What needs to be done →
Nothing but the lines from the top of the data to the line holding "const sumatra = sumatraM.map((m, i)" should be printed, word for word and both ends included; leave the pictures out.
┌────────
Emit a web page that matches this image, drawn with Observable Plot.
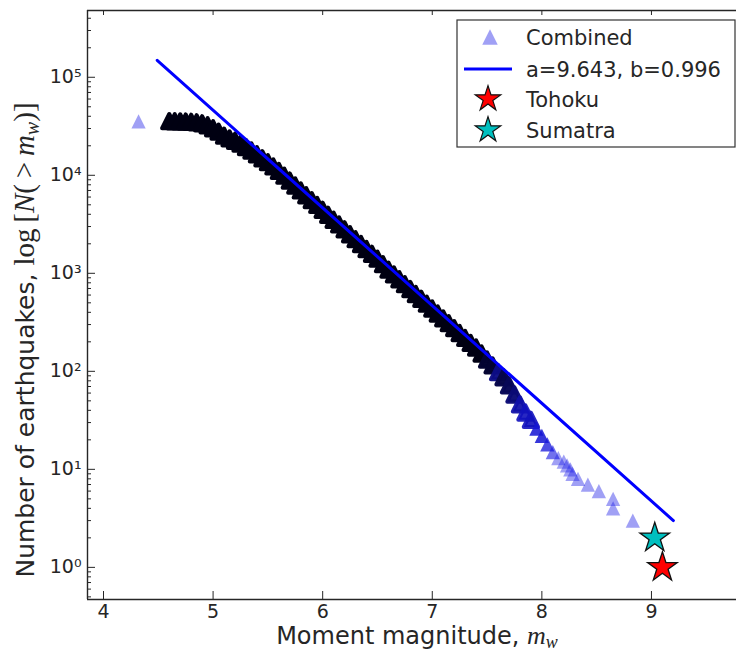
<!DOCTYPE html>
<html><head><meta charset="utf-8">
<script src="https://cdn.jsdelivr.net/npm/d3@7"></script>
<script src="https://cdn.jsdelivr.net/npm/@observablehq/plot@0.6"></script>
<style>
html,body{margin:0;padding:0;background:#fff;overflow:hidden;}
#chart{position:relative;width:736px;height:652px;}
</style></head><body><div id="chart"></div>
<script>
// ---- data ----
const combinedM = [4.32,
  4.60,4.65,4.70,4.75,4.80,4.85,4.90,4.95,5.00,5.05,5.10,5.15,5.20,5.25,5.30,5.35,5.40,5.45,5.50,5.55,
  5.60,5.65,5.70,5.75,5.80,5.85,5.90,5.95,6.00,6.05,6.10,6.15,6.20,6.25,6.30,6.35,6.40,6.45,6.50,6.55,
  6.60,6.65,6.70,6.75,6.80,6.85,6.90,6.95,7.00,7.05,7.10,7.15,7.20,7.25,7.30,7.35,7.40,7.45,7.50,7.55,
  7.60,7.65,7.70,7.75,7.80,7.85,7.90,7.95,8.00,8.05,8.10,8.15,
  8.20,8.23,8.26,8.28,8.33,8.42,8.52,8.65,8.65,8.83];
const combinedN = [35500,
  35700,35600,35500,35300,35100,34700,33900,32400,30200,27900,25400,23800,22500,21000,19400,17900,16400,14900,13600,12300,
  11090,9900,8830,7870,7010,6250,5580,4980,4440,3950,3520,3150,2810,2500,2230,1990,1770,1580,1410,1240,
  1090,975,869,774,690,615,549,490,437,389,347,310,276,246,219,195,175,152,132,115,
  98,87,72,58,46,38,32,26,22,18,15,13,
  12,11,10,9,8,7,6,5,4,3];
const fitM = [4.49, 9.20];
const fitN = [149000, 3.0];
const tohokuM = [9.10], tohokuN = [1];
const sumatraM = [9.03], sumatraN = [2];
const xTicks = [4, 5, 6, 7, 8, 9];
const yTicks = [1, 10, 100, 1000, 10000, 100000];
const legendLabels = ["Combined", "a=9.643, b=0.996", "Tohoku", "Sumatra"];

// events represented by each point = drop in N to the next point (drives overlap darkness)
const combined = combinedM.map((m, i) => ({
  m, N: combinedN[i],
  k: Math.max(1, i < combinedN.length - 1 ? combinedN[i] - combinedN[i + 1] : 1)
}));
const fit = fitM.map((m, i) => ({m, N: fitN[i]}));
const tohoku = tohokuM.map((m, i) => ({m, N: tohokuN[i]}));
const sumatra = sumatraM.map((m, i) => ({m, N: sumatraN[i]}));

const xDomain = [3.854, 9.776];
const yDomain = [0.47, 480000];
const W = 736, H = 652, mL = 87, mT = 10, mB = 53, mR = 0;
const FW = W - mL - mR, FH = H - mT - mB;

const yMinor = [];
for (let k = -1; k <= 5; k++) for (let j = 2; j <= 9; j++) {
  const v = j * Math.pow(10, k);
  if (v > yDomain[0] && v < yDomain[1]) yMinor.push(v);
}

// matplotlib-style "^" marker (width == height)
const mplTriangle = {draw(ctx, size) { const h = Math.sqrt(size / 2); ctx.moveTo(0, -h); ctx.lineTo(h, h); ctx.lineTo(-h, h); ctx.closePath(); }};

const shade = d3.scaleLinear().domain([0, 0.3, 0.65, 1.0, 1.3]).range(["#1c1ce6", "#1a1ae2", "#1414d2", "#0e0e98", "#000012"]).clamp(true);
const opac = d3.scaleLinear().domain([0, 0.3, 0.6, 1.0, 1.3]).range([0.42, 0.62, 0.86, 0.96, 1]).clamp(true);
const edgeOp = d => { const t = Math.log10(d.k); return t >= 0.65 ? opac(t) : 0; };

const sup = {"0":"\u2070","1":"\u00b9","2":"\u00b2","3":"\u00b3","4":"\u2074","5":"\u2075"};
const ink = "#262626";

const plot = Plot.plot({
  width: W, height: H,
  marginLeft: mL, marginRight: mR, marginTop: mT, marginBottom: mB,
  style: {fontFamily: "DejaVu Sans", fontSize: "19px", color: ink, background: "#fff", overflow: "visible"},
  x: {domain: xDomain, ticks: xTicks, tickSize: 0, tickPadding: 5, label: null, tickFormat: d => String(d)},
  y: {type: "log", domain: yDomain, ticks: yTicks, tickSize: 0, tickPadding: 6, label: null,
      tickFormat: d => "10" + sup[String(Math.round(Math.log10(d)))]},
  marks: [
    Plot.dot(combined, {x: "m", y: "N", symbol: mplTriangle, r: 5.7,
      fill: d => shade(Math.log10(d.k)), fillOpacity: d => opac(Math.log10(d.k)),
      stroke: d => shade(Math.log10(d.k)), strokeOpacity: edgeOp, strokeWidth: 4, strokeLinejoin: "round"}),
    Plot.line(fit, {x: "m", y: "N", stroke: "#0000ff", strokeWidth: 3}),
    Plot.dot(sumatra, {x: "m", y: "N", symbol: "star", r: 9.3, fill: "#00bfbf", stroke: "#111", strokeWidth: 1.3}),
    Plot.dot(tohoku, {x: "m", y: "N", symbol: "star", r: 9.3, fill: "#ff0000", stroke: "#111", strokeWidth: 1.3}),
    // ticks (inward)
    Plot.tickX(xTicks, {x: d => d, insetTop: FH - 8, stroke: ink}),
    Plot.tickX(xTicks, {x: d => d, insetBottom: FH - 5, stroke: ink}),
    Plot.tickY(yTicks, {y: d => d, insetRight: FW - 8, stroke: ink}),
    Plot.tickY(yMinor, {y: d => d, insetRight: FW - 4, stroke: ink}),
    // frame (left, top, bottom; right side falls outside the picture)
    Plot.ruleX([xDomain[0]], {stroke: ink, strokeWidth: 1.4}),
    Plot.ruleY([yDomain[0]], {stroke: ink, strokeWidth: 1.4}),
    Plot.ruleY([yDomain[1]], {stroke: ink, strokeWidth: 1.4})
  ]
});
document.getElementById("chart").appendChild(plot);

const svg = d3.select(plot);
const mserif = "Liberation Serif";

// y label
const yl = svg.append("text").attr("transform", "translate(34,340) rotate(-90)")
  .attr("text-anchor", "middle").attr("fill", ink)
  .style("font-family", "DejaVu Sans").style("font-size", "25px");
yl.append("tspan").text("Number of earthquakes, ");
yl.append("tspan").style("font-family", mserif).style("font-size", "29px").text("log\u2009[");
yl.append("tspan").style("font-family", mserif).style("font-size", "29px").style("font-style", "italic").text("N");
yl.append("tspan").style("font-family", mserif).style("font-size", "29px").text("(\u2009>\u2009");
yl.append("tspan").style("font-family", mserif).style("font-size", "29px").style("font-style", "italic").text("m");
yl.append("tspan").style("font-family", mserif).style("font-size", "20px").style("font-style", "italic").attr("dy", 5).text("w");
yl.append("tspan").style("font-family", mserif).style("font-size", "29px").attr("dy", -5).text(")]");

// x label
const xl = svg.append("text").attr("x", 417).attr("y", 644)
  .attr("text-anchor", "middle").attr("fill", ink)
  .style("font-family", "DejaVu Sans").style("font-size", "24px");
xl.append("tspan").text("Moment magnitude, ");
xl.append("tspan").style("font-family", mserif).style("font-size", "26px").style("font-style", "italic").text("m");
xl.append("tspan").style("font-family", mserif).style("font-size", "18px").style("font-style", "italic").attr("dy", 4).text("w");

// legend
const lg = svg.append("g");
lg.append("rect").attr("x", 457).attr("y", 20).attr("width", 278).attr("height", 127)
  .attr("fill", "#fff").attr("stroke", "#333").attr("stroke-width", 1.2);
const rowY = [37, 69, 99, 130];
lg.append("path").attr("transform", `translate(490,${rowY[0]})`)
  .attr("d", d3.symbol(mplTriangle, Math.PI * 38)()).attr("fill", "#1c1ce6").attr("fill-opacity", 0.42);
lg.append("line").attr("x1", 464).attr("x2", 512).attr("y1", rowY[1]).attr("y2", rowY[1])
  .attr("stroke", "#0000ff").attr("stroke-width", 3);
lg.append("path").attr("transform", `translate(488,${rowY[2]})`)
  .attr("d", d3.symbol(d3.symbolStar, Math.PI * 64)()).attr("fill", "#ff0000").attr("stroke", "#111").attr("stroke-width", 1.2);
lg.append("path").attr("transform", `translate(488,${rowY[3]})`)
  .attr("d", d3.symbol(d3.symbolStar, Math.PI * 64)()).attr("fill", "#00bfbf").attr("stroke", "#111").attr("stroke-width", 1.2);
legendLabels.forEach((t, i) => {
  lg.append("text").attr("x", 526).attr("y", rowY[i]).attr("dy", "0.36em").attr("fill", ink)
    .attr("text-anchor", "start")
    .style("font-family", "DejaVu Sans").style("font-size", "21px").text(t);
});
</script></body></html>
└────────
Expected answer →
Emit a web page that matches this image, drawn with Observable Plot.
<!DOCTYPE html>
<html><head><meta charset="utf-8">
<script src="https://cdn.jsdelivr.net/npm/d3@7"></script>
<script src="https://cdn.jsdelivr.net/npm/@observablehq/plot@0.6"></script>
<style>
html,body{margin:0;padding:0;background:#fff;overflow:hidden;}
#chart{position:relative;width:736px;height:652px;}
</style></head><body><div id="chart"></div>
<script>
// ---- data ----
const combinedM = [4.32,
  4.60,4.65,4.70,4.75,4.80,4.85,4.90,4.95,5.00,5.05,5.10,5.15,5.20,5.25,5.30,5.35,5.40,5.45,5.50,5.55,
  5.60,5.65,5.70,5.75,5.80,5.85,5.90,5.95,6.00,6.05,6.10,6.15,6.20,6.25,6.30,6.35,6.40,6.45,6.50,6.55,
  6.60,6.65,6.70,6.75,6.80,6.85,6.90,6.95,7.00,7.05,7.10,7.15,7.20,7.25,7.30,7.35,7.40,7.45,7.50,7.55,
  7.60,7.65,7.70,7.75,7.80,7.85,7.90,7.95,8.00,8.05,8.10,8.15,
  8.20,8.23,8.26,8.28,8.33,8.42,8.52,8.65,8.65,8.83];
const combinedN = [35500,
  35700,35600,35500,35300,35100,34700,33900,32400,30200,27900,25400,23800,22500,21000,19400,17900,16400,14900,13600,12300,
  11090,9900,8830,7870,7010,6250,5580,4980,4440,3950,3520,3150,2810,2500,2230,1990,1770,1580,1410,1240,
  1090,975,869,774,690,615,549,490,437,389,347,310,276,246,219,195,175,152,132,115,
  98,87,72,58,46,38,32,26,22,18,15,13,
  12,11,10,9,8,7,6,5,4,3];
const fitM = [4.49, 9.20];
const fitN = [149000, 3.0];
const tohokuM = [9.10], tohokuN = [1];
const sumatraM = [9.03], sumatraN = [2];
const xTicks = [4, 5, 6, 7, 8, 9];
const yTicks = [1, 10, 100, 1000, 10000, 100000];
const legendLabels = ["Combined", "a=9.643, b=0.996", "Tohoku", "Sumatra"];

// events represented by each point = drop in N to the next point (drives overlap darkness)
const combined = combinedM.map((m, i) => ({
  m, N: combinedN[i],
  k: Math.max(1, i < combinedN.length - 1 ? combinedN[i] - combinedN[i + 1] : 1)
}));
const fit = fitM.map((m, i) => ({m, N: fitN[i]}));
const tohoku = tohokuM.map((m, i) => ({m, N: tohokuN[i]}));
const sumatra = sumatraM.map((m, i) => ({m, N: sumatraN[i]}));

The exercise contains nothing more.